While PS4 uses a customized 8 core version of AMD's "Jaguar" CPU, and a GCN compatible Radeon GPU, there are some fundamental differences between this hardware and an off the shelf PC. First, as many sites have stated before, PS4 will not be burdened by operating system overhead or restrictive API's like a PC is. In addition, the components in PS4 are manufactured with high bandwidth in mind. Much higher than PC. PS3's 8GB's of GDDR5 ram is typically only used in PC GPUs, and in much lower quantities. The PC GPUs have their own dedicated pool of GDDR5, while the CPU has it's pool of system RAM that is usually a good bit slower.
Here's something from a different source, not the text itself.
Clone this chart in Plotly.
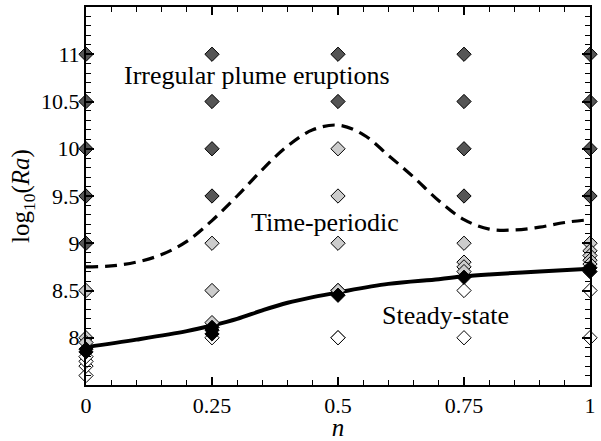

PlayStation 4's RAM setup is 8GB of unified GDDR 5. There is no faster RAM pool and slower RAM pool. There are no walls separating the GPU from accessing every available MB of the CPU's RAM, or the other way around as well. While this does mean that both the CPU and GPU accessing the same pool of RAM at the same time would reduce overall bandwidth for each device, the PS4's architecture actually allows for some ways around that, as NeoGAF user .nimrod points out:
You are underestimating the importance of shared memory and an on-die GPU. These features allow for modifying and using data on both processors without a readback from VRAM, which is a very expensive operation on PC GPUs that can cause pipeline stalls. For example, modern engines like Frostbite 2 even implement a software renderer for occlusion culling, rasterizing occlusion volumes on the CPU just to avoid a readback operation. You wouldn't need that on an architecture like the PS4. Shared memory would also allow things like generating geometry on the GPU, doing collision detection on the CPU and rasterizing on the GPU again without any readbacks or copying of memory. You just cannot build a PC with those features yet, no matter how much money you are willing to spend.